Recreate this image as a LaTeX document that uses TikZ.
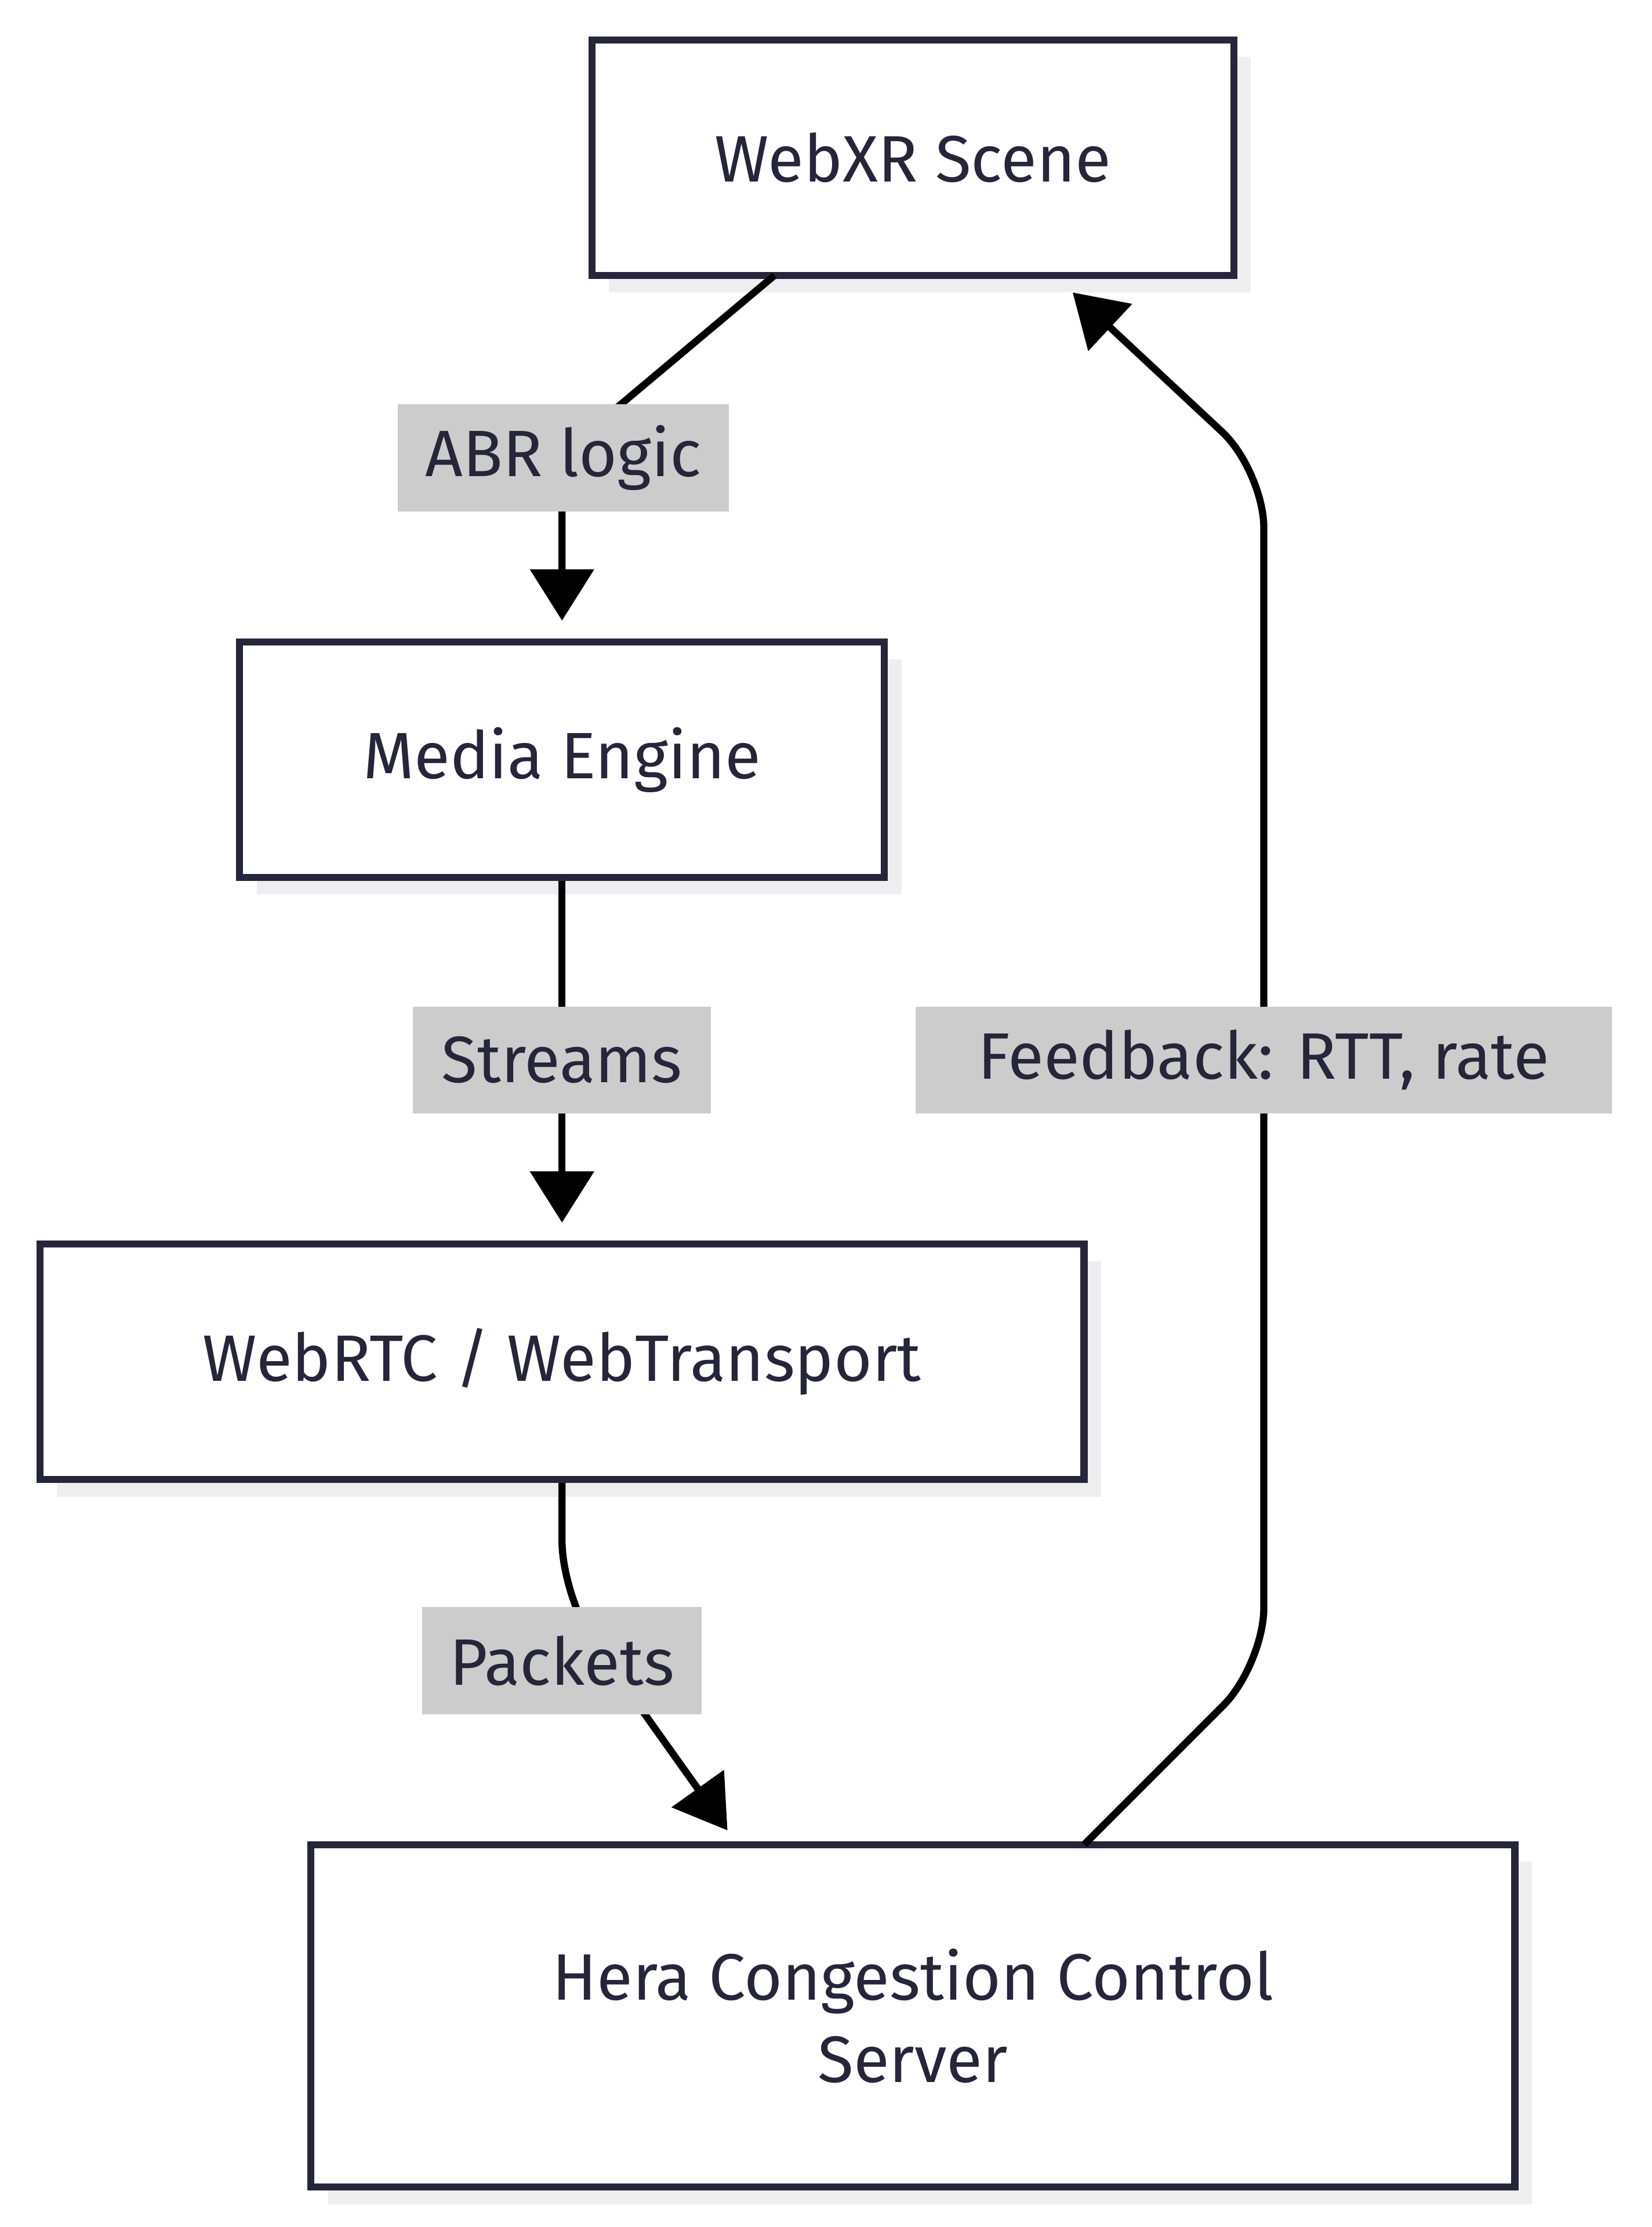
\documentclass[tikz,border=0pt]{standalone}
\usepackage{fontspec}
\setmainfont{Fira Sans}
\usetikzlibrary{arrows.meta}
\definecolor{ink}{HTML}{26263A}
\definecolor{shad}{HTML}{EEEEF0}
\definecolor{lab}{HTML}{CCCCCC}
\begin{document}
\begin{tikzpicture}[x=1pt,y=-1pt,
 box/.style={draw=ink,line width=5pt,fill=white,text=ink,minimum height=165pt,align=center,font=\fontsize{46}{58}\selectfont},
 lbl/.style={fill=lab,text=ink,inner sep=2pt,minimum height=75pt,font=\fontsize{46}{58}\selectfont},
 edge/.style={line width=5pt,-{Triangle[length=36pt,width=44pt]},rounded corners=40pt}]
\useasboundingbox (0,0) rectangle (1158,1561);
\foreach \a/\b/\c/\d in {415/28/865/193,168/450/620/615,28/872/760/1037,218/1293/1062/1533}
  \fill[shad] (\a+12,\b+12) rectangle (\c+12,\d+12);
\node[box,minimum width=450pt] (xr) at (640,110.5) {WebXR Scene};
\node[box,minimum width=452pt] (me) at (394,532.5) {Media Engine};
\node[box,minimum width=732pt] (rtc) at (394,954.5) {WebRTC / WebTransport};
\node[box,minimum width=844pt,minimum height=240pt] (hera) at (640,1413) {Hera Congestion Control\\Server};
\coordinate (t1) at (394,435); \coordinate (t2) at (394,857);
\coordinate (t3) at (510,1283); \coordinate (t4) at (752,205);
\draw[edge] (543,193) -- (394,318) -- (t1);
\draw[edge] (me.south) -- (t2);
\draw[edge] (rtc.south) -- (394,1120) -- (t3);
\draw[edge] (760,1293) -- (886,1167) -- (886,330) -- (t4);
\node[lbl,minimum width=232pt] (l1) at (395,321) {ABR logic};
\node[lbl,minimum width=209pt] (l2) at (394,743) {Streams};
\node[lbl,minimum width=196pt] (l3) at (394,1164) {Packets};
\node[lbl,minimum width=488pt] (l4) at (886,743) {Feedback: RTT, rate};
\end{tikzpicture}
\end{document}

══════

▶ _Exercise details_
Skip the pictures, then retype every line above exactly.

▶ _Problem solution_
Recreate this image as a LaTeX document that uses TikZ.
\documentclass[tikz,border=0pt]{standalone}
\usepackage{fontspec}
\setmainfont{Fira Sans}
\usetikzlibrary{arrows.meta}
\definecolor{ink}{HTML}{26263A}
\definecolor{shad}{HTML}{EEEEF0}
\definecolor{lab}{HTML}{CCCCCC}
\begin{document}
\begin{tikzpicture}[x=1pt,y=-1pt,
 box/.style={draw=ink,line width=5pt,fill=white,text=ink,minimum height=165pt,align=center,font=\fontsize{46}{58}\selectfont},
 lbl/.style={fill=lab,text=ink,inner sep=2pt,minimum height=75pt,font=\fontsize{46}{58}\selectfont},
 edge/.style={line width=5pt,-{Triangle[length=36pt,width=44pt]},rounded corners=40pt}]
\useasboundingbox (0,0) rectangle (1158,1561);
\foreach \a/\b/\c/\d in {415/28/865/193,168/450/620/615,28/872/760/1037,218/1293/1062/1533}
  \fill[shad] (\a+12,\b+12) rectangle (\c+12,\d+12);
\node[box,minimum width=450pt] (xr) at (640,110.5) {WebXR Scene};
\node[box,minimum width=452pt] (me) at (394,532.5) {Media Engine};
\node[box,minimum width=732pt] (rtc) at (394,954.5) {WebRTC / WebTransport};
\node[box,minimum width=844pt,minimum height=240pt] (hera) at (640,1413) {Hera Congestion Control\\Server};
\coordinate (t1) at (394,435); \coordinate (t2) at (394,857);
\coordinate (t3) at (510,1283); \coordinate (t4) at (752,205);
\draw[edge] (543,193) -- (394,318) -- (t1);
\draw[edge] (me.south) -- (t2);
\draw[edge] (rtc.south) -- (394,1120) -- (t3);
\draw[edge] (760,1293) -- (886,1167) -- (886,330) -- (t4);
\node[lbl,minimum width=232pt] (l1) at (395,321) {ABR logic};
\node[lbl,minimum width=209pt] (l2) at (394,743) {Streams};
\node[lbl,minimum width=196pt] (l3) at (394,1164) {Packets};
\node[lbl,minimum width=488pt] (l4) at (886,743) {Feedback: RTT, rate};
\end{tikzpicture}
\end{document}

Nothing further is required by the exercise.